ONE / FLAX

北欧のハードロックは紹介したの今までにAUNT MARYくらいかな?AUNT MARYは70年代初頭の名バンドでしたが、このFLAXはもうちょっと後の70年代中期の隠れた名バンドです。


一見キーフのデザインのようなジャケットの本作は76年の唯一の作品です。70年代中期ともなると音も若干モダンになってシンセとかも入ってます。トップの「DEMON IN YOUR HEART」は叙情的イントロがキャメルみたい。リズムチェンジもあったりしてかなりプログレっぽい出だしですが、ボーカル部分になると立派なハードロック。結構シアトリカルなボーカル、ベースはちょっと硬めの音でクリス・スクワイヤみたい。当時のライブもシアトリカルやったらしい。この1曲でFLAXのイメージが大体掴めます。シャキシャキしたリズムに器用なきらびやかな鍵盤、メロディアスなちょっと粘るギター、曲調は展開が早く叙情的と攻撃的な部分の切り替えしが激しい。そしてその上にシアトリカルなボーカルがのっかる。「HAVE YOU SEEN MY FRIEND」なんかコーラスも結構効いていてクィーンとヒープの合体、この曲もリズムチェンジ激しいわ。「HELL ON EARTH」のような幽玄な曲になるとちょっと軽いかな?

B面に移るとハードな「PAIN IN ARSE」。イケイケの曲なんやけど中間部のリリカルなとこなんか英国グラムポップ(ロキシーコックニーレベル)を思わせます。「CLEVER MAN」も展開の激しいハードな曲、相変わらずボーカルがシアトリカルでコーラスもバッチリです。「LEAVING HOME」「MIRROR」も早いパッセージと激しい展開、手数の多いドラム!展開が激しいのに各曲が3分台なんでテンションかなり高い。でも音像が割りと軽めでおどろおどろしさがあまり感じられないので聴いてても疲れません。おどろおどろしくやってもあんまり疲れないのは北欧バンドの特性?

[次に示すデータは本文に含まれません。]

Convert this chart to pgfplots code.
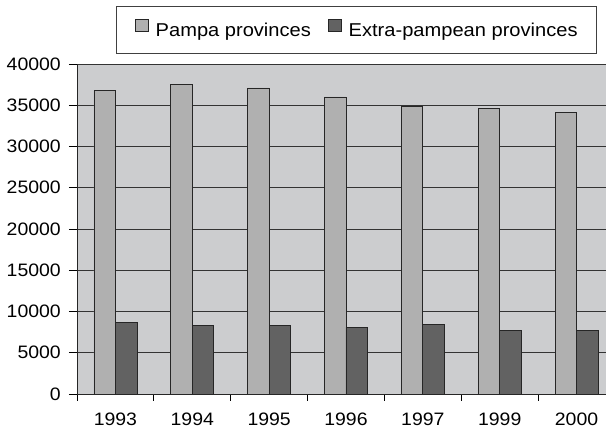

FLAXは80年代初頭まで活動していたみたい。本作の後にシングルを出してるらしい。イメージはクィーン、ヒープからグラムあたりをごちゃ混ぜにしたイエスって感じのバンドかな?音の感触がサッパリしているので重さを求めるよりおもちゃ箱をひっくり返したような面白さを味わってもらいたい隠れた名盤。特に北欧のハードロック系はあまり目立たないので要チェックです。